§ **The request**
Leave out all pictures. Return exactly the lines from the top of the material through the line containing "ax = fig.add_axes([176.7".

§ **Recorded data**
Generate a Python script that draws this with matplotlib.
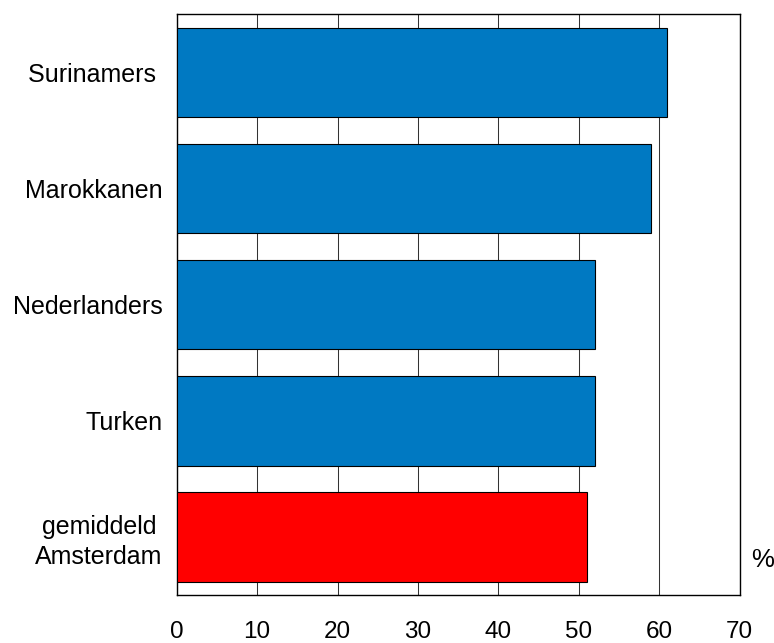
import matplotlib
matplotlib.use("Agg")
import matplotlib.pyplot as plt

categories = ["Surinamers ", "Marokkanen", "Nederlanders", "Turken", "gemiddeld\nAmsterdam"]
values = [61, 59, 52, 52, 51]
colors = ["#0079C2", "#0079C2", "#0079C2", "#0079C2", "#FF0000"]
xticks = [0, 10, 20, 30, 40, 50, 60, 70]
unit_label = "%"

plt.rcParams['font.family'] = ['Liberation Sans', 'DejaVu Sans']

fig = plt.figure(figsize=(7.74, 6.43), dpi=100)
ax = fig.add_axes([176.7 / 774, 48 / 643, (739.5 - 176.7) / 774, (595 - 14.3) / 643])

pos = list(range(len(categories)))
ax.barh(pos, values, height=0.77, color=colors, edgecolor="black", linewidth=0.8, zorder=3)

ax.set_xlim(0, 70)
ax.set_ylim(len(categories) - 0.5, -0.5)
ax.set_xticks(xticks)
ax.set_xticklabels([str(t) for t in xticks], fontsize=17.5)
ax.set_yticks(pos)
labels = ax.set_yticklabels(categories, fontsize=18)
for lab in labels:
    lab.set_multialignment("center")
    lab.set_linespacing(1.3)

ax.tick_params(axis="x", length=0, pad=18.5)
ax.tick_params(axis="y", length=0, pad=10)
ax.xaxis.grid(True, color="#333333", linewidth=0.75, zorder=0)
ax.set_axisbelow(True)
for s in ax.spines.values():
    s.set_linewidth(1.0)
    s.set_color("black")

fig.text(763 / 774, 1 - 560 / 643, unit_label, ha="center", va="center", fontsize=18.5)

fig.savefig("out.png", dpi=100)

§ **Expected answer**
Generate a Python script that draws this with matplotlib.
import matplotlib
matplotlib.use("Agg")
import matplotlib.pyplot as plt

categories = ["Surinamers ", "Marokkanen", "Nederlanders", "Turken", "gemiddeld\nAmsterdam"]
values = [61, 59, 52, 52, 51]
colors = ["#0079C2", "#0079C2", "#0079C2", "#0079C2", "#FF0000"]
xticks = [0, 10, 20, 30, 40, 50, 60, 70]
unit_label = "%"

plt.rcParams['font.family'] = ['Liberation Sans', 'DejaVu Sans']

fig = plt.figure(figsize=(7.74, 6.43), dpi=100)
ax = fig.add_axes([176.7 / 774, 48 / 643, (739.5 - 176.7) / 774, (595 - 14.3) / 643])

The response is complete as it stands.